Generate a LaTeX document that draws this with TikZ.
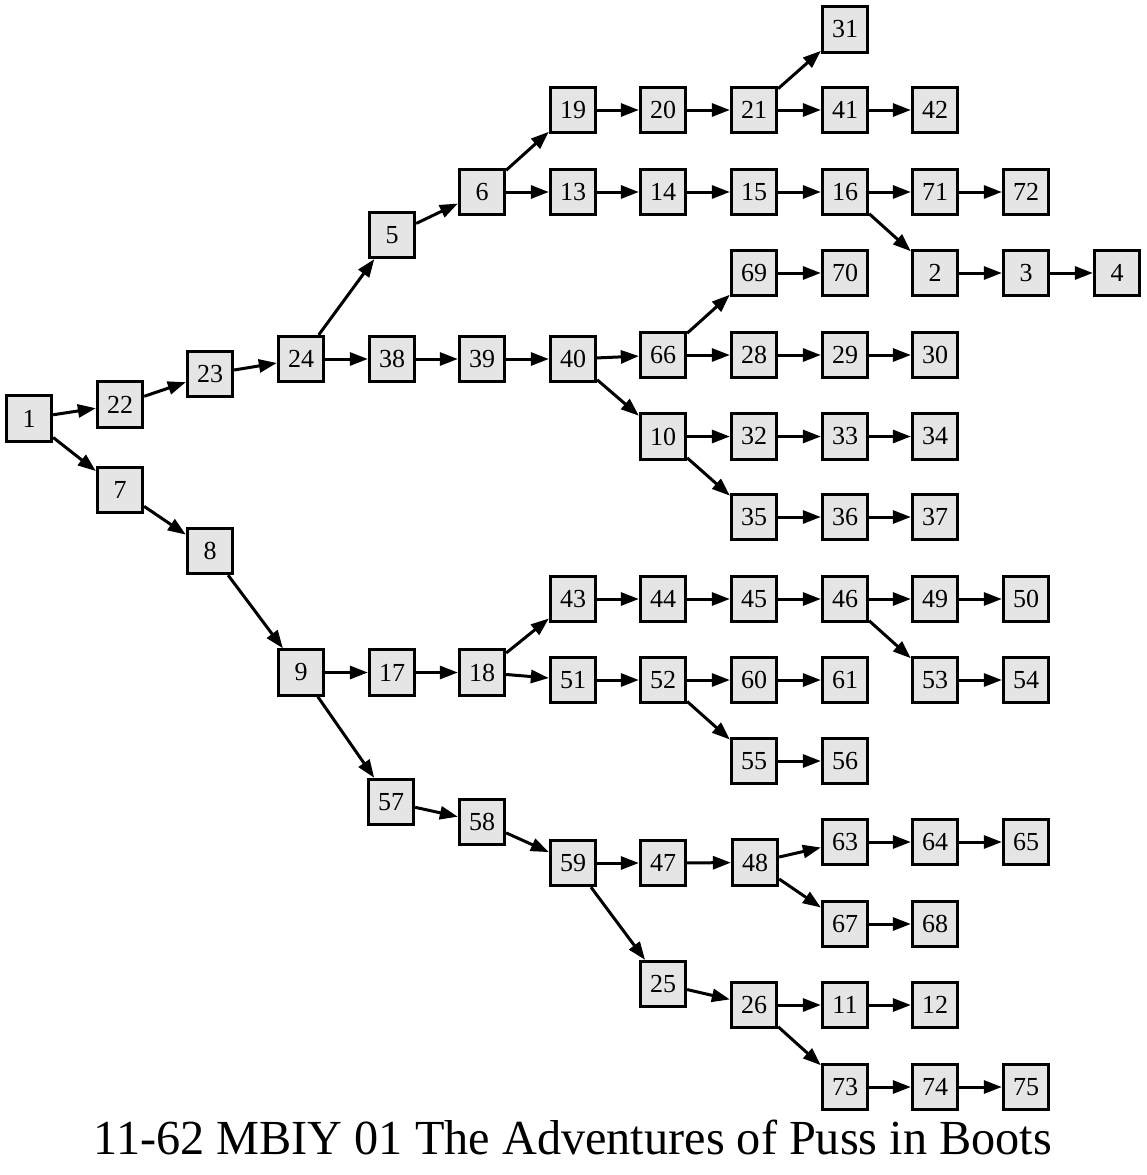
\documentclass[tikz,border=0pt]{standalone}
\usepackage{fontspec}
\setmainfont{Liberation Serif}
\usetikzlibrary{arrows.meta}
\definecolor{boxfill}{HTML}{E5E5E5}
\tikzset{
  nd/.style={draw=black, fill=boxfill, line width=2.8pt, minimum size=45.5pt, inner sep=0pt,
    font=\fontsize{26}{26}\selectfont},
  edge/.style={line width=3pt, -{Triangle[length=18pt,width=13pt]}},
  ttl/.style={font=\fontsize{49}{49}\selectfont, inner sep=0pt, anchor=base}
}
\begin{document}
\begin{tikzpicture}[x=1pt,y=-1pt]
\useasboundingbox (0,0) rectangle (1147,1175);
\node[nd] (n1) at (29,418.5) {1};
\node[nd] (n22) at (120,404.5) {22};
\node[nd] (n23) at (210,374) {23};
\node[nd] (n24) at (301,359) {24};
\node[nd] (n5) at (392,235) {5};
\node[nd] (n38) at (392,359) {38};
\node[nd] (n6) at (482,192) {6};
\node[nd] (n39) at (482,359) {39};
\node[nd] (n19) at (573,110) {19};
\node[nd] (n13) at (573,192) {13};
\node[nd] (n40) at (573,359) {40};
\node[nd] (n20) at (663,110) {20};
\node[nd] (n14) at (663,192) {14};
\node[nd] (n66) at (663,355) {66};
\node[nd] (n10) at (663,436.5) {10};
\node[nd] (n21) at (754,110) {21};
\node[nd] (n15) at (754,192) {15};
\node[nd] (n69) at (754,273) {69};
\node[nd] (n28) at (754,355) {28};
\node[nd] (n32) at (754,436.5) {32};
\node[nd] (n35) at (754,517) {35};
\node[nd] (n31) at (845,29.5) {31};
\node[nd] (n41) at (845,110) {41};
\node[nd] (n16) at (845,192) {16};
\node[nd] (n70) at (845,273) {70};
\node[nd] (n29) at (845,355) {29};
\node[nd] (n33) at (845,436.5) {33};
\node[nd] (n36) at (845,517) {36};
\node[nd] (n42) at (935,110) {42};
\node[nd] (n71) at (935,192) {71};
\node[nd] (n2) at (935,273) {2};
\node[nd] (n30) at (935,355) {30};
\node[nd] (n34) at (935,436.5) {34};
\node[nd] (n37) at (935,517) {37};
\node[nd] (n72) at (1026,192) {72};
\node[nd] (n3) at (1026,273) {3};
\node[nd] (n4) at (1117,273) {4};
\node[nd] (n7) at (120,490) {7};
\node[nd] (n8) at (210,551) {8};
\node[nd] (n9) at (301,672.5) {9};
\node[nd] (n17) at (392,672.5) {17};
\node[nd] (n18) at (482,672.5) {18};
\node[nd] (n43) at (573,599) {43};
\node[nd] (n44) at (663,599) {44};
\node[nd] (n45) at (754,599) {45};
\node[nd] (n46) at (845,599) {46};
\node[nd] (n49) at (935,599) {49};
\node[nd] (n50) at (1026,599) {50};
\node[nd] (n51) at (573,680) {51};
\node[nd] (n52) at (663,680) {52};
\node[nd] (n60) at (754,680) {60};
\node[nd] (n61) at (845,680) {61};
\node[nd] (n53) at (935,680) {53};
\node[nd] (n54) at (1026,680) {54};
\node[nd] (n55) at (754,761) {55};
\node[nd] (n56) at (845,761) {56};
\node[nd] (n57) at (391,802) {57};
\node[nd] (n58) at (482,822) {58};
\node[nd] (n59) at (573,863) {59};
\node[nd] (n47) at (663,863) {47};
\node[nd] (n48) at (755,862.5) {48};
\node[nd] (n63) at (845,842) {63};
\node[nd] (n64) at (935,842) {64};
\node[nd] (n65) at (1026,842) {65};
\node[nd] (n67) at (845,924) {67};
\node[nd] (n68) at (935,924) {68};
\node[nd] (n25) at (663,984) {25};
\node[nd] (n26) at (754,1005) {26};
\node[nd] (n11) at (845,1005) {11};
\node[nd] (n12) at (935,1005) {12};
\node[nd] (n73) at (845,1087) {73};
\node[nd] (n74) at (935,1087) {74};
\node[nd] (n75) at (1026,1087) {75};
\foreach \a/\b in {1/22,1/7,22/23,23/24,24/5,24/38,5/6,6/19,6/13,19/20,20/21,21/31,21/41,41/42,
  13/14,14/15,15/16,16/71,71/72,16/2,2/3,3/4,38/39,39/40,40/66,40/10,66/69,66/28,69/70,28/29,29/30,
  10/32,32/33,33/34,10/35,35/36,36/37,7/8,8/9,9/17,9/57,17/18,18/43,18/51,43/44,44/45,45/46,
  46/49,49/50,46/53,53/54,51/52,52/60,60/61,52/55,55/56,57/58,58/59,59/47,59/25,47/48,48/63,
  63/64,64/65,48/67,67/68,25/26,26/11,11/12,26/73,73/74,74/75}
  \draw[edge] (n\a) -- (n\b);
\node[ttl, xscale=0.985] (title) at (573,1154) {11-62 MBIY 01 The Adventures of Puss in Boots};
\end{tikzpicture}
\end{document}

(Aim):
Skip every picture and transcribe the data above exactly.

(Correct output):
Generate a LaTeX document that draws this with TikZ.
\documentclass[tikz,border=0pt]{standalone}
\usepackage{fontspec}
\setmainfont{Liberation Serif}
\usetikzlibrary{arrows.meta}
\definecolor{boxfill}{HTML}{E5E5E5}
\tikzset{
  nd/.style={draw=black, fill=boxfill, line width=2.8pt, minimum size=45.5pt, inner sep=0pt,
    font=\fontsize{26}{26}\selectfont},
  edge/.style={line width=3pt, -{Triangle[length=18pt,width=13pt]}},
  ttl/.style={font=\fontsize{49}{49}\selectfont, inner sep=0pt, anchor=base}
}
\begin{document}
\begin{tikzpicture}[x=1pt,y=-1pt]
\useasboundingbox (0,0) rectangle (1147,1175);
\node[nd] (n1) at (29,418.5) {1};
\node[nd] (n22) at (120,404.5) {22};
\node[nd] (n23) at (210,374) {23};
\node[nd] (n24) at (301,359) {24};
\node[nd] (n5) at (392,235) {5};
\node[nd] (n38) at (392,359) {38};
\node[nd] (n6) at (482,192) {6};
\node[nd] (n39) at (482,359) {39};
\node[nd] (n19) at (573,110) {19};
\node[nd] (n13) at (573,192) {13};
\node[nd] (n40) at (573,359) {40};
\node[nd] (n20) at (663,110) {20};
\node[nd] (n14) at (663,192) {14};
\node[nd] (n66) at (663,355) {66};
\node[nd] (n10) at (663,436.5) {10};
\node[nd] (n21) at (754,110) {21};
\node[nd] (n15) at (754,192) {15};
\node[nd] (n69) at (754,273) {69};
\node[nd] (n28) at (754,355) {28};
\node[nd] (n32) at (754,436.5) {32};
\node[nd] (n35) at (754,517) {35};
\node[nd] (n31) at (845,29.5) {31};
\node[nd] (n41) at (845,110) {41};
\node[nd] (n16) at (845,192) {16};
\node[nd] (n70) at (845,273) {70};
\node[nd] (n29) at (845,355) {29};
\node[nd] (n33) at (845,436.5) {33};
\node[nd] (n36) at (845,517) {36};
\node[nd] (n42) at (935,110) {42};
\node[nd] (n71) at (935,192) {71};
\node[nd] (n2) at (935,273) {2};
\node[nd] (n30) at (935,355) {30};
\node[nd] (n34) at (935,436.5) {34};
\node[nd] (n37) at (935,517) {37};
\node[nd] (n72) at (1026,192) {72};
\node[nd] (n3) at (1026,273) {3};
\node[nd] (n4) at (1117,273) {4};
\node[nd] (n7) at (120,490) {7};
\node[nd] (n8) at (210,551) {8};
\node[nd] (n9) at (301,672.5) {9};
\node[nd] (n17) at (392,672.5) {17};
\node[nd] (n18) at (482,672.5) {18};
\node[nd] (n43) at (573,599) {43};
\node[nd] (n44) at (663,599) {44};
\node[nd] (n45) at (754,599) {45};
\node[nd] (n46) at (845,599) {46};
\node[nd] (n49) at (935,599) {49};
\node[nd] (n50) at (1026,599) {50};
\node[nd] (n51) at (573,680) {51};
\node[nd] (n52) at (663,680) {52};
\node[nd] (n60) at (754,680) {60};
\node[nd] (n61) at (845,680) {61};
\node[nd] (n53) at (935,680) {53};
\node[nd] (n54) at (1026,680) {54};
\node[nd] (n55) at (754,761) {55};
\node[nd] (n56) at (845,761) {56};
\node[nd] (n57) at (391,802) {57};
\node[nd] (n58) at (482,822) {58};
\node[nd] (n59) at (573,863) {59};
\node[nd] (n47) at (663,863) {47};
\node[nd] (n48) at (755,862.5) {48};
\node[nd] (n63) at (845,842) {63};
\node[nd] (n64) at (935,842) {64};
\node[nd] (n65) at (1026,842) {65};
\node[nd] (n67) at (845,924) {67};
\node[nd] (n68) at (935,924) {68};
\node[nd] (n25) at (663,984) {25};
\node[nd] (n26) at (754,1005) {26};
\node[nd] (n11) at (845,1005) {11};
\node[nd] (n12) at (935,1005) {12};
\node[nd] (n73) at (845,1087) {73};
\node[nd] (n74) at (935,1087) {74};
\node[nd] (n75) at (1026,1087) {75};
\foreach \a/\b in {1/22,1/7,22/23,23/24,24/5,24/38,5/6,6/19,6/13,19/20,20/21,21/31,21/41,41/42,
  13/14,14/15,15/16,16/71,71/72,16/2,2/3,3/4,38/39,39/40,40/66,40/10,66/69,66/28,69/70,28/29,29/30,
  10/32,32/33,33/34,10/35,35/36,36/37,7/8,8/9,9/17,9/57,17/18,18/43,18/51,43/44,44/45,45/46,
  46/49,49/50,46/53,53/54,51/52,52/60,60/61,52/55,55/56,57/58,58/59,59/47,59/25,47/48,48/63,
  63/64,64/65,48/67,67/68,25/26,26/11,11/12,26/73,73/74,74/75}
  \draw[edge] (n\a) -- (n\b);
\node[ttl, xscale=0.985] (title) at (573,1154) {11-62 MBIY 01 The Adventures of Puss in Boots};
\end{tikzpicture}
\end{document}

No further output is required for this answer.